An appeals court judge wrote in an 18-page decision on Friday that Judge Cahill had erred by saying he was not required to follow the precedent of the Noor case. The appeals panel of three judges ordered the lower court to reconsider the state's motion to add back the third-degree murder charge and said Judge Cahill could decide to hear additional arguments from Mr. Chauvin's lawyer against the motion.
0 Replies
 
oralloy
 
  -1  
Reply Wed 31 Mar, 2021 06:38 pm
@farmerman,
farmerman wrote:
However, listening to phony moderates like oralloy, they too are working with "already proven" (not presumed) Innocence.

No one but me speaks for me or my beliefs.

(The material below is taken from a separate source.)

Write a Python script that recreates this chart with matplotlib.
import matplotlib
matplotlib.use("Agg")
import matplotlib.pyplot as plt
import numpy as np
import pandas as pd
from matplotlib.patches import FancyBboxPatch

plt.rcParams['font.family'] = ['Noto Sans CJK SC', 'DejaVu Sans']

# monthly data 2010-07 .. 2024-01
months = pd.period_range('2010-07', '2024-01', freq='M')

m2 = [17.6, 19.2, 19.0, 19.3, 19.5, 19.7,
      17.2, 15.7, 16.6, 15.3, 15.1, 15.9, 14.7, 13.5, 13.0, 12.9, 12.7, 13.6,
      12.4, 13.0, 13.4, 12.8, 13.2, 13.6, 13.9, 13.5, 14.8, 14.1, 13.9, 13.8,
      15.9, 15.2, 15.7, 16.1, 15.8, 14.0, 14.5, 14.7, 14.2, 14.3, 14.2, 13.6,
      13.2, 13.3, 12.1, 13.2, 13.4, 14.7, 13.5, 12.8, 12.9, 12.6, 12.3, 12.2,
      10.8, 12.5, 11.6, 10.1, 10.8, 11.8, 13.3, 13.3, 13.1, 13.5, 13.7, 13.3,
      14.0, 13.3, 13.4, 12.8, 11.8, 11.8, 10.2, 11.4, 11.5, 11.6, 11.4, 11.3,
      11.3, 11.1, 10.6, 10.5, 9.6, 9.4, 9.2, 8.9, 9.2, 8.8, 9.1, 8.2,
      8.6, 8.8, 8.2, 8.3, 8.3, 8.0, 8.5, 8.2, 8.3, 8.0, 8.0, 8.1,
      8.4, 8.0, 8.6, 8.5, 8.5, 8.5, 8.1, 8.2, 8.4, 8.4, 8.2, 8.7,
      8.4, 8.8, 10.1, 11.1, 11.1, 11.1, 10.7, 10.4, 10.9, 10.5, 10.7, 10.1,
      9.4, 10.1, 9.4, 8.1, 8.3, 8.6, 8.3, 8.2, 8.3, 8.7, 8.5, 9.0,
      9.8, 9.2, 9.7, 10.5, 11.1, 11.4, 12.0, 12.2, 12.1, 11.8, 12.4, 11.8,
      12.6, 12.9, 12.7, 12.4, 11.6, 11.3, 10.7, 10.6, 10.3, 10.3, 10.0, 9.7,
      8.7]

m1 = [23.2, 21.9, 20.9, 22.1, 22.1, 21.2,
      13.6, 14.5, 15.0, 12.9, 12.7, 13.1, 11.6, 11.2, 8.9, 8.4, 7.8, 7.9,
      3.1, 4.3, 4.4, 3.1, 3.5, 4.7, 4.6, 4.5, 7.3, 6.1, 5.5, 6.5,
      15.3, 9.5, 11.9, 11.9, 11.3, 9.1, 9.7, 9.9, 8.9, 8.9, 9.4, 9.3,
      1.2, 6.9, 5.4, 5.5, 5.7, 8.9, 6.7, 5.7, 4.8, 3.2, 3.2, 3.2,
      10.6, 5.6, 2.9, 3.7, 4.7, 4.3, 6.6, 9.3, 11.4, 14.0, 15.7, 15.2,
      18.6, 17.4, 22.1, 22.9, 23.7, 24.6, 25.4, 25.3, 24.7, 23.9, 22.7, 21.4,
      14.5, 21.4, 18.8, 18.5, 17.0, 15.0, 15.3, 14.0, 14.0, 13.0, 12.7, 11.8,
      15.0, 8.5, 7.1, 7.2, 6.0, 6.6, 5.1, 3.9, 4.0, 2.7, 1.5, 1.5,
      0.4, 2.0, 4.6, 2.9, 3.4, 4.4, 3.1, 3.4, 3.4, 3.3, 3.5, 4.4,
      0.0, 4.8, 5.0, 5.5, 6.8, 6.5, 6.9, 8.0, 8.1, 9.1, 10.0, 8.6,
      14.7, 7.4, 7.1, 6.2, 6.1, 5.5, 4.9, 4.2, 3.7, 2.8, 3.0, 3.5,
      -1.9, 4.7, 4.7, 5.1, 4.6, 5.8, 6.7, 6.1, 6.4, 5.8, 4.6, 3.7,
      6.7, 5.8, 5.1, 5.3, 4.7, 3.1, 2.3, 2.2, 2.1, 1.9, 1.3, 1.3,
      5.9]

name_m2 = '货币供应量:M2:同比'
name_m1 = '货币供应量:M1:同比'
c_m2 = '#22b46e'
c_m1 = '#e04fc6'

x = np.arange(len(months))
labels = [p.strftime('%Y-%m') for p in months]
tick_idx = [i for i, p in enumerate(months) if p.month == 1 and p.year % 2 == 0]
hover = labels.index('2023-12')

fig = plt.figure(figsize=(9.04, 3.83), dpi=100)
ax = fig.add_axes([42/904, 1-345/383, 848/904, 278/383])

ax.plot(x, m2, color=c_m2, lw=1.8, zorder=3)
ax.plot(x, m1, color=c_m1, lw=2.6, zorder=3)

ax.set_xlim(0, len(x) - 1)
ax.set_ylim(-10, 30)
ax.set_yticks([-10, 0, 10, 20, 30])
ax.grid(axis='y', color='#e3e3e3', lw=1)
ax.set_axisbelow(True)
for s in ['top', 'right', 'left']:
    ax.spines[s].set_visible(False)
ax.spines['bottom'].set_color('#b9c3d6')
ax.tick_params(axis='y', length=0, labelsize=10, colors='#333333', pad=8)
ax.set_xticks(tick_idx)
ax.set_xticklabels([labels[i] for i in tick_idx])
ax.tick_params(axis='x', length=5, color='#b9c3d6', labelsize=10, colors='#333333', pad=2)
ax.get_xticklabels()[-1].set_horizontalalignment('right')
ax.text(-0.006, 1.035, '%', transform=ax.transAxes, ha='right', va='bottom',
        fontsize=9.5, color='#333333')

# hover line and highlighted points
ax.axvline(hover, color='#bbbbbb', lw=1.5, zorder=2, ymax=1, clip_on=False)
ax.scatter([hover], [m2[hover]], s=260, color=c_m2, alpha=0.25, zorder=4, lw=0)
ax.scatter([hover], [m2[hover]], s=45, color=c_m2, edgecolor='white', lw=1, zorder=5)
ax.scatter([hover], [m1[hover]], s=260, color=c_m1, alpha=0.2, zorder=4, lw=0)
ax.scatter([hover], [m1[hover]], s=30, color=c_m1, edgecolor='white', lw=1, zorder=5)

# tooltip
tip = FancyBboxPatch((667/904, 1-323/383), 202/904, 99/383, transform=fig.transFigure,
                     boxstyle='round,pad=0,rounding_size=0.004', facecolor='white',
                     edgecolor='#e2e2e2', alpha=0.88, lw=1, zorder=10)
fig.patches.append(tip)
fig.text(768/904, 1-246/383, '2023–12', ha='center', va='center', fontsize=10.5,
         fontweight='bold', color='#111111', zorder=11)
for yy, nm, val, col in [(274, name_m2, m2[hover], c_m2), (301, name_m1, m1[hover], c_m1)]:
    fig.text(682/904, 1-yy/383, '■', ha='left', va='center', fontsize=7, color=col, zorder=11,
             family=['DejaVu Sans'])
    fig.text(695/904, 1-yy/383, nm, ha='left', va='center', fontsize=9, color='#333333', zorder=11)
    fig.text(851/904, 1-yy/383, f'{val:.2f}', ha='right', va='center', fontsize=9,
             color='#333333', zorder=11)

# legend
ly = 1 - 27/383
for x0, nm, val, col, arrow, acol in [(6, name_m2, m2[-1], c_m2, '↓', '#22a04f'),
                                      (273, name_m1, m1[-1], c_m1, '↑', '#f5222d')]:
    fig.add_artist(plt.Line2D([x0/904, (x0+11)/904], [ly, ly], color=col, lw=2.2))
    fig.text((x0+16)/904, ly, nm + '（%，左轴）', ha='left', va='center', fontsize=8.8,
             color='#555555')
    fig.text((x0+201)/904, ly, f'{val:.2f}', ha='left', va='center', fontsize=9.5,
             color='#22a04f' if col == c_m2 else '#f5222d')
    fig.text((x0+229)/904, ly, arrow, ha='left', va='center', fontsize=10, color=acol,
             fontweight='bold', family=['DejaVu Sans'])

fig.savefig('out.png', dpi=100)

My credentials as a moderate are just fine.
0 Replies
 
maxdancona
 
  0  
Reply Wed 31 Mar, 2021 07:15 pm
There was more emotionally devastating testimony today, and some pretty damning videos. The prosecution is focusing now on the shocking part of their case and the emotional impact on bystanders. This is the time the prosecution can run with the ball and the defense is ... well, on defense. Remember the defense will get to make its case later, and there will be a different story told.

I think this is the meat of the prosecution case.

The prosecution is going to get to the medical part of the case. They will make the case that it was Chauvin was the sole cause of death. That is going to be interesting, I think this is a key place where the defense can raise reasonable doubt. I wonder when they will start with this.
0 Replies
 
oralloy
 
  -1  
Reply Wed 31 Mar, 2021 07:33 pm
@oralloy,
oralloy wrote:
maxdancona wrote:
2. For the second degree murder charge the prosecution also has to prove that any reasonable person would have known that this action would likely lead to death.

Where do you find this requirement??


Minnesota State Law wrote:
Whoever does either of the following is guilty of unintentional murder in the second degree and may be sentenced to imprisonment for not more than 40 years:
(1) causes the death of a human being, without intent to effect the death of any person, while committing or attempting to commit a felony offense other than criminal sexual conduct in the first or second degree with force or violence or a drive-by shooting;
https://www.revisor.mn.gov/statutes/cite/609.19

KTSP St Paul wrote:
this charge requires prosecutors to prove Chauvin caused Floyd's death while committing or trying to commit a felony -- in this case, third-degree assault. Prosecutors don't have to prove that Chauvin was the sole cause of Floyd's death -- only that his conduct was a "substantial causal factor."